● Collected data
--------------------

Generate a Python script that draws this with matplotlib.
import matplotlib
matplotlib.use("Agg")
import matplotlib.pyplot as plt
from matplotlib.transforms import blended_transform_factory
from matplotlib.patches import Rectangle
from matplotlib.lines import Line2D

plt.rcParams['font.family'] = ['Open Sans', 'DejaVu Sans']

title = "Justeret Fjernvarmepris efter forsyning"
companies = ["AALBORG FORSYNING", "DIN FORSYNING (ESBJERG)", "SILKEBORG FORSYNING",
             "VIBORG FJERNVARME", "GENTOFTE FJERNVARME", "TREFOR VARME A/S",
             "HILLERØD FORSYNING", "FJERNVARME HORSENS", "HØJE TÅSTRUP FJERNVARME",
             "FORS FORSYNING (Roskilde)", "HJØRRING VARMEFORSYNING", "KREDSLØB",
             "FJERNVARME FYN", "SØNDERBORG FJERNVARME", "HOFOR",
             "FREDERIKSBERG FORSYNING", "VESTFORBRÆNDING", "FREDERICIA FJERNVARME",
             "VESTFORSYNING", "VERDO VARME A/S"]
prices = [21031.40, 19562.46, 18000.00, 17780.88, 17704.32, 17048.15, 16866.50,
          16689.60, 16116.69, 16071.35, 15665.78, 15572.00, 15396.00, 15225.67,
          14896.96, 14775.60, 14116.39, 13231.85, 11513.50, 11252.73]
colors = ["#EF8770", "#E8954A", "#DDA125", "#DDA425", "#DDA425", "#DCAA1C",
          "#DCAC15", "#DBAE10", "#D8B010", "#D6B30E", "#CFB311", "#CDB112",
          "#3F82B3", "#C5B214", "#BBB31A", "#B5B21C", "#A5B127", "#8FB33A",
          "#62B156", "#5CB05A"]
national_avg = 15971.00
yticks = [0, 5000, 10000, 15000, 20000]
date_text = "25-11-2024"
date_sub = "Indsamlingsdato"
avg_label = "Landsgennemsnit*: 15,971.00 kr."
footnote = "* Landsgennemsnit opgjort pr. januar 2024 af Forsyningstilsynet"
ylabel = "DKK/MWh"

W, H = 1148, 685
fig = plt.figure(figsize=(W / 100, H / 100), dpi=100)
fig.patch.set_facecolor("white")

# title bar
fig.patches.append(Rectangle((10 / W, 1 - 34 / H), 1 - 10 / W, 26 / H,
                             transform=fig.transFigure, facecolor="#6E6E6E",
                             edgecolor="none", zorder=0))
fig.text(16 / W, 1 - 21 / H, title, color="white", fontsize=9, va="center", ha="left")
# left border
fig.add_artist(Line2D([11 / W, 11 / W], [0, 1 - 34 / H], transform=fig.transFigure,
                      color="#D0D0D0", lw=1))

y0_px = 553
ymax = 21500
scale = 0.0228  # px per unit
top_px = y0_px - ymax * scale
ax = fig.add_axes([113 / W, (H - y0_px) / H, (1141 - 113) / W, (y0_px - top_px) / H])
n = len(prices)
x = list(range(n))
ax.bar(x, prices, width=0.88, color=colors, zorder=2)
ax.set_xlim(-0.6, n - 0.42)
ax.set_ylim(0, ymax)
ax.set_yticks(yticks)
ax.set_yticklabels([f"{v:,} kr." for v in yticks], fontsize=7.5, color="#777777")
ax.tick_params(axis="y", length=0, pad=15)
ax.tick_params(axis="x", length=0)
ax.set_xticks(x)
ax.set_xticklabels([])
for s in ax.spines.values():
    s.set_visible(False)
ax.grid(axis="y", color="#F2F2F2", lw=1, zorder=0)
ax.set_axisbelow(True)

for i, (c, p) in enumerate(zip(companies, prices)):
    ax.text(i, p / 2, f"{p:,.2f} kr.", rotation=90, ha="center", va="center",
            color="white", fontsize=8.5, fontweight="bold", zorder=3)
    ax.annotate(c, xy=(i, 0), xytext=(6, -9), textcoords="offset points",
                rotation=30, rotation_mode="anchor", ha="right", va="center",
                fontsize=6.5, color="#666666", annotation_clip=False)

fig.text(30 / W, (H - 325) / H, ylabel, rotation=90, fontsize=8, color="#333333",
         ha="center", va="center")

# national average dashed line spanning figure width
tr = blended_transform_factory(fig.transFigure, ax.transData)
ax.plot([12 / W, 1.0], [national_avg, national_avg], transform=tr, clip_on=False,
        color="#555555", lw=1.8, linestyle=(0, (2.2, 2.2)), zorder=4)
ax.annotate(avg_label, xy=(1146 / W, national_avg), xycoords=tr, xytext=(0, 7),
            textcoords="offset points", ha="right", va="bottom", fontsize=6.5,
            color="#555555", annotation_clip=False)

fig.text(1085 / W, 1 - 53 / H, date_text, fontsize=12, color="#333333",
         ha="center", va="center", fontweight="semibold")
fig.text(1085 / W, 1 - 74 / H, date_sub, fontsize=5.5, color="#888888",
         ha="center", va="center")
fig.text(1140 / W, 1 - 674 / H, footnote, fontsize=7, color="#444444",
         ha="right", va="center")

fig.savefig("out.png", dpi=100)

--------------------

● Stated exercise
Give the material above again, word for word.

● Exercise output
Generate a Python script that draws this with matplotlib.
import matplotlib
matplotlib.use("Agg")
import matplotlib.pyplot as plt
from matplotlib.transforms import blended_transform_factory
from matplotlib.patches import Rectangle
from matplotlib.lines import Line2D

plt.rcParams['font.family'] = ['Open Sans', 'DejaVu Sans']

title = "Justeret Fjernvarmepris efter forsyning"
companies = ["AALBORG FORSYNING", "DIN FORSYNING (ESBJERG)", "SILKEBORG FORSYNING",
             "VIBORG FJERNVARME", "GENTOFTE FJERNVARME", "TREFOR VARME A/S",
             "HILLERØD FORSYNING", "FJERNVARME HORSENS", "HØJE TÅSTRUP FJERNVARME",
             "FORS FORSYNING (Roskilde)", "HJØRRING VARMEFORSYNING", "KREDSLØB",
             "FJERNVARME FYN", "SØNDERBORG FJERNVARME", "HOFOR",
             "FREDERIKSBERG FORSYNING", "VESTFORBRÆNDING", "FREDERICIA FJERNVARME",
             "VESTFORSYNING", "VERDO VARME A/S"]
prices = [21031.40, 19562.46, 18000.00, 17780.88, 17704.32, 17048.15, 16866.50,
          16689.60, 16116.69, 16071.35, 15665.78, 15572.00, 15396.00, 15225.67,
          14896.96, 14775.60, 14116.39, 13231.85, 11513.50, 11252.73]
colors = ["#EF8770", "#E8954A", "#DDA125", "#DDA425", "#DDA425", "#DCAA1C",
          "#DCAC15", "#DBAE10", "#D8B010", "#D6B30E", "#CFB311", "#CDB112",
          "#3F82B3", "#C5B214", "#BBB31A", "#B5B21C", "#A5B127", "#8FB33A",
          "#62B156", "#5CB05A"]
national_avg = 15971.00
yticks = [0, 5000, 10000, 15000, 20000]
date_text = "25-11-2024"
date_sub = "Indsamlingsdato"
avg_label = "Landsgennemsnit*: 15,971.00 kr."
footnote = "* Landsgennemsnit opgjort pr. januar 2024 af Forsyningstilsynet"
ylabel = "DKK/MWh"

W, H = 1148, 685
fig = plt.figure(figsize=(W / 100, H / 100), dpi=100)
fig.patch.set_facecolor("white")

# title bar
fig.patches.append(Rectangle((10 / W, 1 - 34 / H), 1 - 10 / W, 26 / H,
                             transform=fig.transFigure, facecolor="#6E6E6E",
                             edgecolor="none", zorder=0))
fig.text(16 / W, 1 - 21 / H, title, color="white", fontsize=9, va="center", ha="left")
# left border
fig.add_artist(Line2D([11 / W, 11 / W], [0, 1 - 34 / H], transform=fig.transFigure,
                      color="#D0D0D0", lw=1))

y0_px = 553
ymax = 21500
scale = 0.0228  # px per unit
top_px = y0_px - ymax * scale
ax = fig.add_axes([113 / W, (H - y0_px) / H, (1141 - 113) / W, (y0_px - top_px) / H])
n = len(prices)
x = list(range(n))
ax.bar(x, prices, width=0.88, color=colors, zorder=2)
ax.set_xlim(-0.6, n - 0.42)
ax.set_ylim(0, ymax)
ax.set_yticks(yticks)
ax.set_yticklabels([f"{v:,} kr." for v in yticks], fontsize=7.5, color="#777777")
ax.tick_params(axis="y", length=0, pad=15)
ax.tick_params(axis="x", length=0)
ax.set_xticks(x)
ax.set_xticklabels([])
for s in ax.spines.values():
    s.set_visible(False)
ax.grid(axis="y", color="#F2F2F2", lw=1, zorder=0)
ax.set_axisbelow(True)

for i, (c, p) in enumerate(zip(companies, prices)):
    ax.text(i, p / 2, f"{p:,.2f} kr.", rotation=90, ha="center", va="center",
            color="white", fontsize=8.5, fontweight="bold", zorder=3)
    ax.annotate(c, xy=(i, 0), xytext=(6, -9), textcoords="offset points",
                rotation=30, rotation_mode="anchor", ha="right", va="center",
                fontsize=6.5, color="#666666", annotation_clip=False)

fig.text(30 / W, (H - 325) / H, ylabel, rotation=90, fontsize=8, color="#333333",
         ha="center", va="center")

# national average dashed line spanning figure width
tr = blended_transform_factory(fig.transFigure, ax.transData)
ax.plot([12 / W, 1.0], [national_avg, national_avg], transform=tr, clip_on=False,
        color="#555555", lw=1.8, linestyle=(0, (2.2, 2.2)), zorder=4)
ax.annotate(avg_label, xy=(1146 / W, national_avg), xycoords=tr, xytext=(0, 7),
            textcoords="offset points", ha="right", va="bottom", fontsize=6.5,
            color="#555555", annotation_clip=False)

fig.text(1085 / W, 1 - 53 / H, date_text, fontsize=12, color="#333333",
         ha="center", va="center", fontweight="semibold")
fig.text(1085 / W, 1 - 74 / H, date_sub, fontsize=5.5, color="#888888",
         ha="center", va="center")
fig.text(1140 / W, 1 - 674 / H, footnote, fontsize=7, color="#444444",
         ha="right", va="center")

fig.savefig("out.png", dpi=100)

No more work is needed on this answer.